Antropologi pendidikan berupaya menemukan pola budaya belajar masyarakat
(pedesaan dan perkotaan) yang dapat merubah perubahan social.
Demikian juga
mengenai perwujudan kebudayaan para ahli mengambil kebijakan pendidikan yang
berorientasi pada perubahan social budaya mendapat perhatian. Konferensi
pendidikan antropologi yang berorientasi pada perubahan social di Negara-negara
baru khususnya melalui pendidikan persekolahan mulai digelar.

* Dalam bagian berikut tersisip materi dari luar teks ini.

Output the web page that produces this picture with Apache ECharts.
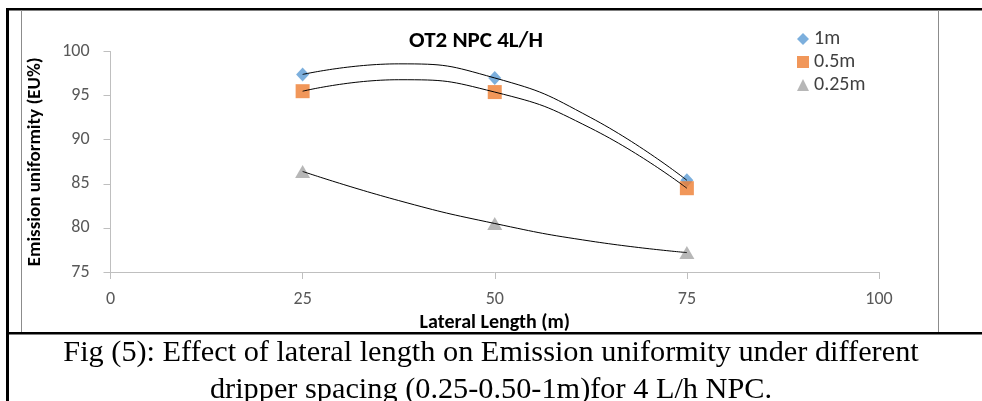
<!DOCTYPE html>
<html>
<head>
<meta charset="utf-8">
<script src="https://cdn.jsdelivr.net/npm/echarts@6/dist/echarts.min.js"></script>
<style>
html,body{margin:0;padding:0;background:#fff;}
#c{width:982px;height:401px;}
</style>
</head>
<body>
<div id="c"></div>
<script>
// ---- data ----
var lateralLength = [25, 50, 75];
var eu1m   = [97.4, 97.0, 85.4];
var eu05m  = [95.5, 95.4, 84.5];
var eu025m = [86.4, 80.5, 77.2];
// trendline (poly order 2) readings taken off the drawn curves
var trendX     = [25, 37.5, 50, 62.5, 75];
var trend1m    = [97.4, 98.6, 97.0, 92.5, 85.4];
var trend05m   = [95.5, 96.8, 95.4, 91.3, 84.5];
var trend025m  = [86.4, 83.1, 80.5, 78.5, 77.2];
var seriesNames = ['1m', '0.5m', '0.25m'];
var xTicks = [0, 25, 50, 75, 100];
var yTicks = [75, 80, 85, 90, 95, 100];
var chartTitle = 'OT2 NPC 4L/H';
var xName = 'Lateral Length (m)';
var yName = 'Emission uniformity (EU%)';
var caption1 = 'Fig (5): Effect of lateral length on Emission uniformity under different';
var caption2 = 'dripper spacing (0.25-0.50-1m)for 4 L/h NPC.';

function pairs(xs, ys){ return xs.map(function(x,i){ return [x, ys[i]]; }); }

var FONT = "Carlito, 'Liberation Sans', Arial, sans-serif";
var chart = echarts.init(document.getElementById('c'), null, {renderer:'canvas'});

var trendStyle = {color:'#000', width:1};
var option = {
  animation:false,
  backgroundColor:'#fff',
  title:{
    text:chartTitle, left:471, top:25, textAlign:'center',
    textStyle:{fontFamily:FONT, fontSize:23, fontWeight:'bold', color:'#000'}
  },
  legend:{
    data:[{name:seriesNames[0], icon:'diamond'},{name:seriesNames[1], icon:'rect'},{name:seriesNames[2], icon:'triangle'}],
    orient:'vertical', left:792, top:24, itemWidth:12, itemHeight:12, itemGap:3,
    textStyle:{fontFamily:FONT, fontSize:20, color:'#404040'}
  },
  grid:{left:110.5, right:103, top:51.5, bottom:129},
  xAxis:{
    type:'value', min:xTicks[0], max:xTicks[xTicks.length-1], interval:25,
    name:xName, nameLocation:'middle', nameGap:36,
    nameTextStyle:{fontFamily:FONT, fontSize:20, fontWeight:'bold', color:'#000'},
    axisLine:{show:true, lineStyle:{color:'#bfbfbf', width:1}},
    axisTick:{show:true, length:7, lineStyle:{color:'#bfbfbf'}},
    axisLabel:{fontFamily:FONT, fontSize:18, color:'#595959', margin:18},
    splitLine:{show:false}
  },
  yAxis:{
    type:'value', min:yTicks[0], max:yTicks[yTicks.length-1], interval:5,
    name:yName, nameLocation:'middle', nameGap:66, nameRotate:90,
    nameTextStyle:{fontFamily:FONT, fontSize:19, fontWeight:'bold', color:'#000'},
    axisLine:{show:true, lineStyle:{color:'#bfbfbf', width:1}},
    axisTick:{show:true, length:7, lineStyle:{color:'#bfbfbf'}},
    axisLabel:{fontFamily:FONT, fontSize:18, color:'#595959', margin:21},
    splitLine:{show:false}
  },
  series:[
    {name:seriesNames[0], type:'scatter', symbol:'diamond', symbolSize:[13,14], itemStyle:{color:'#5B9BD5'}, data:pairs(lateralLength, eu1m), z:2},
    {name:seriesNames[1], type:'scatter', symbol:'rect', symbolSize:14, itemStyle:{color:'#ED7D31'}, data:pairs(lateralLength, eu05m), z:2},
    {name:seriesNames[2], type:'scatter', symbol:'triangle', symbolSize:[15,13], itemStyle:{color:'#A5A5A5'}, data:pairs(lateralLength, eu025m), z:2},
    {name:'trend1m', type:'line', smooth:0.5, showSymbol:false, lineStyle:trendStyle, data:pairs(trendX, trend1m), z:3, silent:true},
    {name:'trend05m', type:'line', smooth:0.5, showSymbol:false, lineStyle:trendStyle, data:pairs(trendX, trend05m), z:3, silent:true},
    {name:'trend025m', type:'line', smooth:0.5, showSymbol:false, lineStyle:trendStyle, data:pairs(trendX, trend025m), z:3, silent:true}
  ],
  graphic:[
    {type:'rect', shape:{x:6, y:8, width:976, height:2.5}, style:{fill:'#000'}, silent:true},
    {type:'rect', shape:{x:6, y:8, width:3, height:393}, style:{fill:'#000'}, silent:true},
    {type:'rect', shape:{x:6, y:332, width:976, height:2.5}, style:{fill:'#000'}, silent:true},
    {type:'line', shape:{x1:21.5, y1:10, x2:21.5, y2:332}, style:{stroke:'#8c8c8c', lineWidth:1}, silent:true},
    {type:'line', shape:{x1:938.5, y1:10, x2:938.5, y2:332}, style:{stroke:'#8c8c8c', lineWidth:1}, silent:true},
    {type:'text', x:491, y:353, style:{text:caption1, fill:'#000', font:"30.3px 'Liberation Serif', 'Times New Roman', serif", align:'center', verticalAlign:'middle'}, silent:true},
    {type:'text', x:491, y:390, style:{text:caption2, fill:'#000', font:"30.3px 'Liberation Serif', 'Times New Roman', serif", align:'center', verticalAlign:'middle'}, silent:true}
  ]
};
chart.setOption(option);
</script>
</body>
</html>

Hasil-hasil kajian pendidikan dipersekolahan melalui antropologi
diterbitkan pada tahun 1954 dibawah redaksi G.D. Spindler (1963). [10]
Konferensi memberi
rekomendasi untuk melakukan serangkaian penelitian antropologi pendidikan di
persekolahan, mengingat jalur perubahan social budaya salah satunya dapat
dilakukan dengan melalui pendidikan formal. Banyak penelitian menunjukan bahwa
system pendidikan di Negara-negara baru diorientasikan untuk mengokohkan
kelompok social yang tengah bekuasa.
Antropologi Pendidikan
sebagai disiplin kini banyak di kembangkan oleh para ahli yang menyadari
pentingnya kajian budaya pada suatu masyarakat. Antropologi di negara-negara
maju memandang salah satu persoalan pembangunan di Negara berkembang adalah
karena masalah budaya belajar. Kajian budaya belajar kini menjadi perhatian
yang semakin menarik, khususnya bagi para pemikir pendidikan diperguruan
tinggi. Perhatian ini dilakukan dengan melihat kenyataan lemahnya mutu sumber
daya manusia yang berakibat terhadap rentannya ketahanan social budaya
masyarakat dalam menghadapi krisis kehidupan.
Orientasi pengembangan
budaya belajar harus dilakukan secara menyeluruh yang menghubungkan pola budaya
belajar yang ada di dalam lingkungan masyarakat dan lembaga pendidikan formal.
Van Kemenade (1969) telah mengingatkan: “persoalan pendidikan jangan hanya
dianggap melulu persoalan pedagogis didaktis metodis dan tidak menjadi masalah
kebikajan social, sehingga pendidikan tidak ada lagi menjadi kebutuhan bersama.
Untuk itu perlu analisa empiric tentang tugas pendidikan dalam
konteks kehidupan masyarakat”[11].
Pendekatan dan teori
antropologi pendidikan dapat dilihat dari dua kategori. Pertama,
pendekatan teori antopologi pendidikan yang bersumber dari antropologi budaya
yang ditujukan bagi perubahan social budaya. Kedua, pendekatan
teori pendidikan yang bersumber dari filsafat.
Teori antropologi
pendidikan yang diorientasikan pada perubahan social budaya dikategorikan
menjadi empat orientasi[12]:
a. Orientasi
teoritik yang focus perhatiannya kepada keseimbangan secara statis. Teori ini
merupakan bagian dari teori-teori evolusi dan sejarah.
b. Orientasi
teori yang memandang adanya keseimbangan budaya secara dinamis. Teori ini yang
menjadi penyempurna teori sebelumnya, yakni orientasi adaptasi dan
tekno-ekonomi yang menjadi andalanya
c. Orientasi
teori yang melihat adanya pertentangan budaya yang statis, dimana sumber teori
dating dari rumpun teori structural.
d. Orientasi
teori yang bermuatan pertentangan budaya yang bersifat global atas gejala
interdependensi antar Negara, dimana teori multicultural termasuk didalamnya.